The i3 will handle LZ4 fine and frankly never heard of memory issues. 8 GB for a server isn't much and will work fine less too. I run 16 GB memory on a 42 TB data server. Perfect? no but works good. It's how ZFS works, it will just use ALL ram it has available hence the general rule feed it as much as you can. ECC isn't a necessity either it's just eliminating every possible point of error. ECC isn't a ZFS specific thing it's just for every data source a point considering if the option is there. It's just that ZFS eliminates most errors already thus ending up on points like using ECC ram. What most of those people don't consider who scream you need ECC is that the source computer would need it as well as there the same could happen eg the endless spiral of last bits of security measures ;)

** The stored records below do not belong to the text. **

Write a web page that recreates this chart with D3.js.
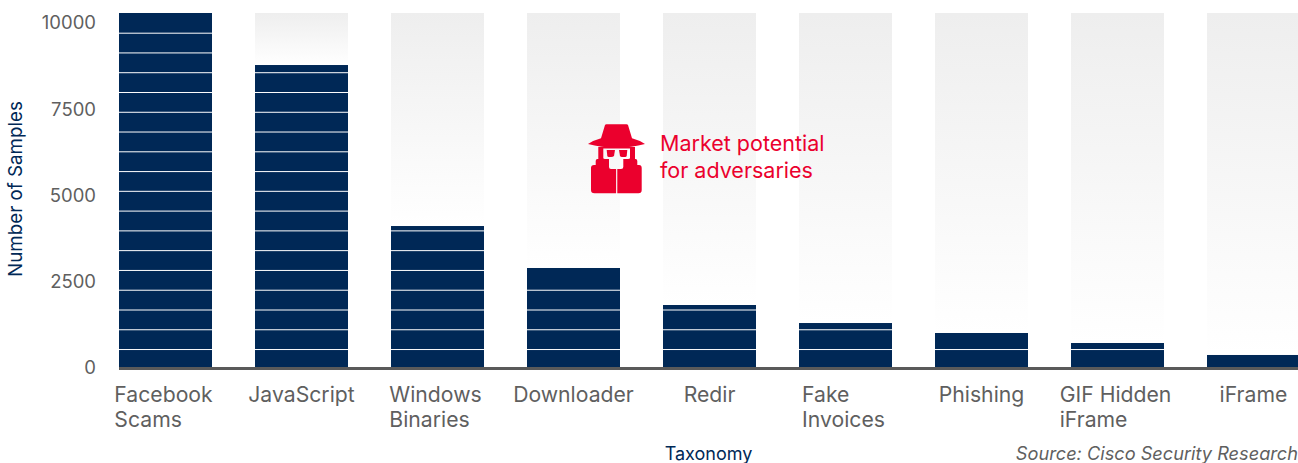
<!DOCTYPE html>
<html>
<head>
<meta charset="utf-8">
<script src="https://cdn.jsdelivr.net/npm/d3@7"></script>
<style>
html, body { margin: 0; padding: 0; background: #fff; overflow: hidden; }
svg { display: block; }
text { font-family: Inter, "Noto Sans", sans-serif; }
</style>
</head>
<body>
<div id="chart"></div>
<script>
var categories = ["Facebook|Scams", "JavaScript", "Windows|Binaries", "Downloader", "Redir", "Fake|Invoices", "Phishing", "GIF Hidden|iFrame", "iFrame"];
var samples = [10284, 8777, 4113, 2897, 1825, 1303, 1014, 724, 377];
var yTicks = [0, 2500, 5000, 7500, 10000];
// white rules that cut the bars
var gridLevels = [535, 1108, 1680, 2253, 2826, 3400, 3972, 4545, 5118, 5690, 6263, 6836, 7408, 7981, 8554, 9127, 9699];

var w = 1298, h = 463;
var navy = "#002856", red = "#eb002d", grey = "#5f5f5f";

var svg = d3.select("#chart").append("svg").attr("width", w).attr("height", h);
var defs = svg.append("defs");

var x = d3.scaleBand().domain(categories).range([119, 1300]).paddingInner(0.3162).paddingOuter(0);
var y = d3.scaleLinear().domain([0, 10000]).range([368, 22.8]);
var yTop = y(samples[0]);

// each backdrop fades out where its own bar starts
samples.forEach(function(v, i) {
    var g = defs.append("linearGradient").attr("id", "fade" + i)
        .attr("gradientUnits", "userSpaceOnUse")
        .attr("x1", 0).attr("x2", 0).attr("y1", yTop).attr("y2", y(v));
    g.append("stop").attr("offset", 0).attr("stop-color", "#eeeeee");
    g.append("stop").attr("offset", 1).attr("stop-color", "#ffffff");
});

var bars = svg.append("g");
bars.selectAll("rect.back").data(categories).enter().append("rect")
    .attr("class", "back")
    .attr("x", function(d) { return x(d); })
    .attr("width", x.bandwidth())
    .attr("y", yTop)
    .attr("height", y(0) - yTop)
    .attr("fill", function(d, i) { return i === 0 ? "none" : "url(#fade" + i + ")"; });

bars.selectAll("rect.bar").data(samples).enter().append("rect")
    .attr("class", "bar")
    .attr("x", function(d, i) { return x(categories[i]); })
    .attr("width", x.bandwidth())
    .attr("y", function(d) { return y(d); })
    .attr("height", function(d) { return y(0) - y(d); })
    .attr("fill", navy);

// rules only show on top of the bars, and not right under a bar's top edge
samples.forEach(function(v, i) {
    bars.append("g").selectAll("line").data(gridLevels.filter(function(l) { return l < v - 100; })).enter().append("line")
        .attr("x1", x(categories[i]))
        .attr("x2", x(categories[i]) + x.bandwidth())
        .attr("y1", function(d) { return y(d); })
        .attr("y2", function(d) { return y(d); })
        .attr("stroke", "#fff")
        .attr("stroke-width", 1);
});

var yAxis = svg.append("g").attr("transform", "translate(96,0)")
    .call(d3.axisLeft(y).tickValues(yTicks).tickSize(0).tickPadding(0).tickFormat(d3.format("d")));
yAxis.select(".domain").remove();
yAxis.selectAll("text").attr("font-size", 18.5).attr("fill", grey).attr("font-family", null);

var xAxis = svg.append("g").attr("transform", "translate(0," + y(0) + ")")
    .call(d3.axisBottom(x).tickSize(0).tickFormat(""));
xAxis.select(".domain").remove();

// labels are left aligned inside a block centred under the bar
xAxis.selectAll(".tick").each(function(d) {
    var lines = d.split("|");
    var t = d3.select(this).select("text")
        .attr("font-size", 21.2).attr("fill", grey).attr("font-family", null)
        .attr("text-anchor", "start").attr("y", 0).attr("dy", null);
    var spans = t.selectAll("tspan").data(lines).enter().append("tspan")
        .attr("y", function(l, i) { return 33.5 + i * 25; })
        .text(function(l) { return l; });
    var widest = 0;
    spans.each(function() { widest = Math.max(widest, this.getComputedTextLength()); });
    spans.attr("x", -widest / 2 - (lines.length > 1 ? 2 : 0));
});

svg.append("line").attr("x1", 119).attr("x2", 1298)
    .attr("y1", y(0) + 0.4).attr("y2", y(0) + 0.4)
    .attr("stroke", "#5a5a5a").attr("stroke-width", 3);

svg.append("text").attr("transform", "translate(22,189) rotate(-90)")
    .attr("text-anchor", "middle").attr("font-size", 18.8).attr("fill", navy)
    .text("Number of Samples");

svg.append("text").attr("x", 708.5).attr("y", 459.5)
    .attr("text-anchor", "middle").attr("font-size", 18).attr("fill", navy)
    .text("Taxonomy");

svg.append("text").attr("x", 1298).attr("y", 459.5)
    .attr("text-anchor", "end").attr("font-size", 18.2).attr("font-style", "italic").attr("fill", grey)
    .text("Source: Cisco Security Research");

// callout
var note = svg.append("g").attr("fill", red).attr("font-size", 21.5);
note.append("text").attr("x", 660).attr("y", 151).text("Market potential");
note.append("text").attr("x", 660).attr("y", 178).text("for adversaries");

var spy = svg.append("g").attr("transform", "translate(582,118)").attr("fill", red);
// hat
spy.append("path").attr("d", "M23,7 Q23.4,6.3 24.5,6.3 L44.5,6.3 Q45.6,6.3 46,7 L50,20.3 Q58,22.5 63,26 Q50,29.7 34.5,29.7 Q19,29.7 6,26 Q11,22.5 19,20.3 Z");
// hood and coat, with the face and the coat opening cut out
spy.append("path").attr("fill-rule", "evenodd").attr("d",
    "M16.3,29 L53,29 L53,41 L53.5,41 Q55.3,41 55.3,43 L55.3,47 L57,47 Q59.7,47 59.7,50 L59.7,72 Q59.7,75.3 56.5,75.3 L12.5,75.3 Q9,75.3 9,72 L9,50 Q9,47 12,47 L13.7,47 L13.7,43 Q13.7,41 15.5,41 L16.3,41 Z " +
    "M21.3,30.5 L48,30.5 L48,40 Q48,41 46,41 L41.3,41 L41.3,49 Q41.3,51 39,51 L35.3,51 L35.3,75.3 L34.1,75.3 L34.1,51 L29,51 Q27,51 27,49 L27,41 L23,41 Q21.3,41 21.3,40 Z");
// eyes
spy.append("path").attr("d", "M24.7,32 L33,32 L32,38 Q31,39 29,39 L27,39 Q25.5,39 25.3,38 Z");
spy.append("path").attr("d", "M37,32 L45.3,32 L44.7,38 Q44.5,39 43,39 L40,39 Q38.5,39 38,38 Z");
</script>
</body>
</html>
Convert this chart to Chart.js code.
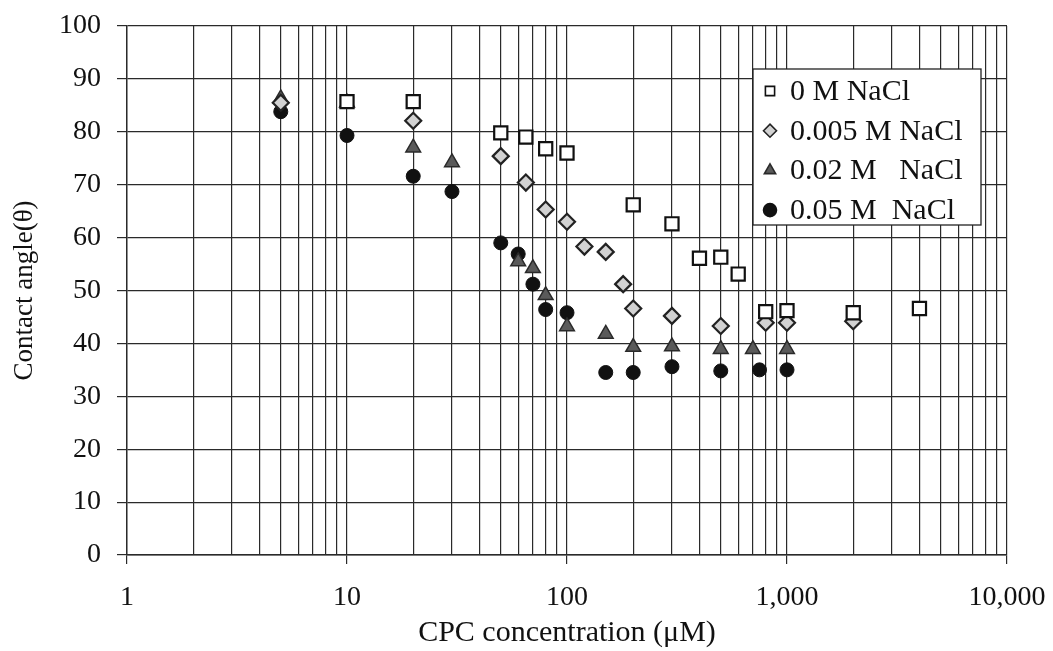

For comparison ZFS is by default more secure than EXT3/4 and NTFS and well I never had real filesystem issues with those.
The big memory issue is just with deduplication. Dedup in ZFS keeps a table in memory with the hash of each unique on-disk block in order to know when new blocks are duplicates, among other things. You can probably imagine that ends up taking quite a lot of RAM. It is really only beneficial in exceedingly rare edge cases.